Spanish Sentence English Sense Usage Note
Me llamo Enzo. My name is Enzo. Use this for self-introduction
Él se llama Enzo. His name is Enzo. Use this when naming another person
Enzo es mi hermano. Enzo is my brother. The name works like any first name
¿Dónde está Enzo? Where is Enzo? Question form keeps the name unchanged
Se escribe Enzo. It is spelled Enzo. Good for spelling practice

Common Mistakes With The Name

The biggest mistake is treating Enzo as if it must have a Spanish noun behind it. Learners sometimes hunt for a hidden word because the ending looks familiar. That hunt leads to weak answers. The name is enough by itself.

Another mistake is adding an accent mark. “Énzo” may seem helpful because the first syllable is stressed, but Spanish spelling rules don’t call for it. The standard form is Enzo.

A third mistake is translating the name into Enrique. This can happen because older roots tied to Enzo may be compared with Henry, and Enrique is the Spanish form of Henry. Still, a person named Enzo is not automatically called Enrique in Spanish.

When A Spanish Speaker Sees Enzo

A Spanish speaker will likely read Enzo as a first name. The person may pronounce the “z” in a local way, but the identity remains clear.

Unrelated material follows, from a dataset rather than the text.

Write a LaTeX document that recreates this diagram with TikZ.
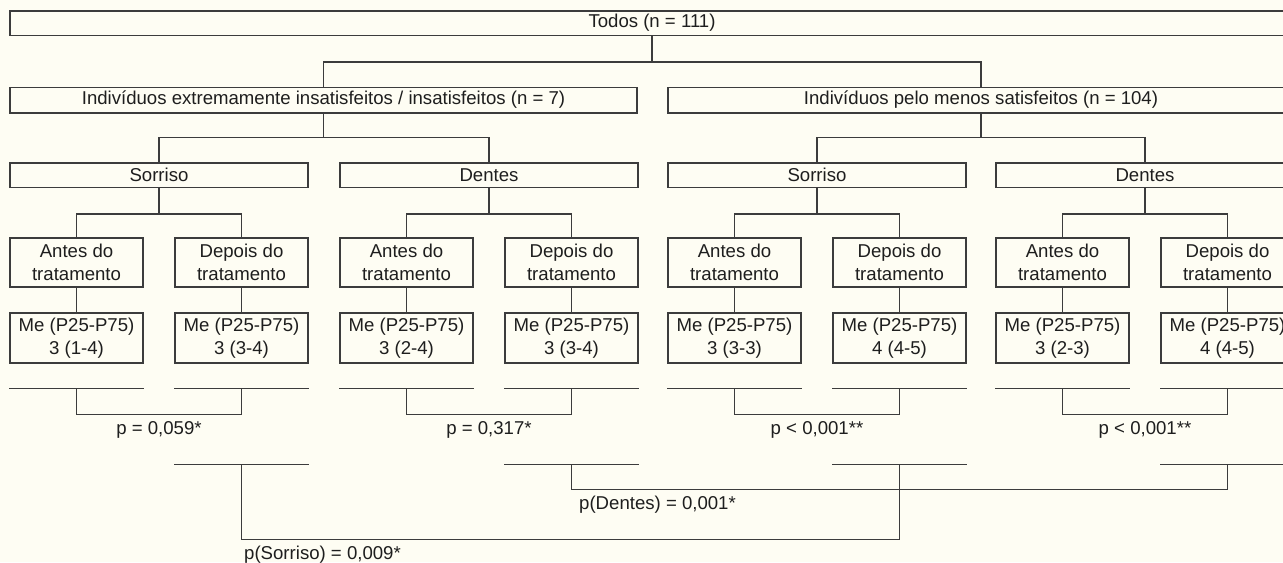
\documentclass[tikz,border=0pt]{standalone}
\usepackage{fontspec}
\setmainfont{Liberation Sans}
\usetikzlibrary{calc}
\definecolor{papel}{HTML}{FEFDF3}
\definecolor{traco}{HTML}{3C3C3C}
\definecolor{texto}{HTML}{1E1E1E}
\def\LargG{149pt}
\def\LargS{66.5pt}
\def\AltL{12.2pt}
\def\AltS{24.5pt}

\begin{document}
\begin{tikzpicture}[x=0.5pt,y=-0.5pt,font=\fontsize{9.3}{11.35}\selectfont,
  caixa/.style={draw=traco, fill=papel, line width=0.7pt, inner sep=0pt, align=center, text=texto},
  liga/.style={draw=traco, line width=0.7pt},
  rotulo/.style={inner xsep=1pt, inner ysep=3pt, text=texto}]
  % background
  \fill [papel] (0,0) rectangle (1283,562);
  \useasboundingbox (0,0) rectangle (1283,562);
  % top levels
  \node[caixa, minimum width=642pt, minimum height=\AltL] (todos) at (652,23) {Todos (n = 111)};
  \node[caixa, minimum width=313.5pt, minimum height=12.8pt] (insat) at (323.5,100)
    {Indivíduos extremamente insatisfeitos / insatisfeitos (n = 7)};
  \node[caixa, minimum width=313pt, minimum height=12.8pt] (sat) at (981,100)
    {Indivíduos pelo menos satisfeitos (n = 104)};
  \draw[liga] (todos.south) -- ++(0,26) coordinate (j0);
  \draw[liga] (insat.north) |- (j0) -| (sat.north);
  %
  \foreach \g/\xo/\nome/\antes/\depois/\p in
    {1/10/Sorriso/3 (1-4)/3 (3-4)/{p = 0,059*},
     2/340/Dentes/3 (2-4)/3 (3-4)/{p = 0,317*},
     3/668/Sorriso/3 (3-3)/4 (4-5)/{p < 0,001**},
     4/996/Dentes/3 (2-3)/4 (4-5)/{p < 0,001**}}
    {
      \node[caixa, minimum width=\LargG, minimum height=\AltL] (g\g) at (\xo+149,175) {\nome};
      \node[caixa, minimum width=\LargS, minimum height=\AltS] (a\g) at (\xo+66.5,262.5) {Antes do\\tratamento};
      \node[caixa, minimum width=\LargS, minimum height=\AltS] (d\g) at (\xo+231.5,262.5) {Depois do\\tratamento};
      \node[caixa, minimum width=\LargS, minimum height=25pt] (ma\g) at (\xo+66.5,338) {Me (P25-P75)\\\antes};
      \node[caixa, minimum width=\LargS, minimum height=25pt] (md\g) at (\xo+231.5,338) {Me (P25-P75)\\\depois};
      % links
      \draw[liga] (g\g.south) -- ++(0,26) coordinate (jg\g);
      \draw[liga] (a\g.north) |- (jg\g) -| (d\g.north);
      \draw[liga] (a\g) -- (ma\g);
      \draw[liga] (d\g) -- (md\g);
      % before / after comparison
      \coordinate (ba\g) at ($(ma\g.south)+(0,25)$);
      \coordinate (bd\g) at ($(md\g.south)+(0,25)$);
      \draw[liga] (ma\g.west |- ba\g) -- (ma\g.east |- ba\g);
      \draw[liga] (md\g.west |- bd\g) -- (md\g.east |- bd\g);
      \draw[liga] (ba\g) -- ++(0,26) -| node[rotulo, pos=0.25, below] {\p} (bd\g);
      % after lines
      \coordinate (cd\g) at ($(md\g.south)+(0,101)$);
      \draw[liga] (md\g.west |- cd\g) -- (md\g.east |- cd\g);
    }
  \draw[liga] (insat.south) -- ++(0,24) coordinate (j1);
  \draw[liga] (g1.north) |- (j1) -| (g2.north);
  \draw[liga] (sat.south) -- ++(0,24) coordinate (j2);
  \draw[liga] (g3.north) |- (j2) -| (g4.north);
  % groups
  \draw[liga] (cd2) -- ++(0,25) node[rotulo, anchor=north west, xshift=2.5pt] {p(Dentes) = 0,001*} -| (cd4);
  \draw[liga] (cd1) -- ++(0,75) node[rotulo, anchor=north west] {p(Sorriso) = 0,009*} -| (cd3);
\end{tikzpicture}
\end{document}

In a classroom, office, team list, or family setting, the name should feel easy to read.

Because Enzo is short, it fits well in signs, forms, and digital profiles. That makes it simple for Spanish learners to spell aloud and use in sample sentences.

Clean Answer For Notes And Assignments

If you need one polished answer, use this: Enzo has no direct Spanish word meaning; it is a masculine given name used in Spanish, often tied to Italian name history. That wording avoids overclaims for study notes and homework sentence practice.

For a longer school note, you can write that Spanish keeps proper names in their original form unless a person uses a different version. Enzo stays Enzo in Spanish. It is pronounced with two syllables, usually with stress on the first syllable, and it does not take an accent mark.

This gives the reader a clean definition, pronunciation cue, grammar help, and safe wording for class. The name has history, but in Spanish, its job is simple. It names a person.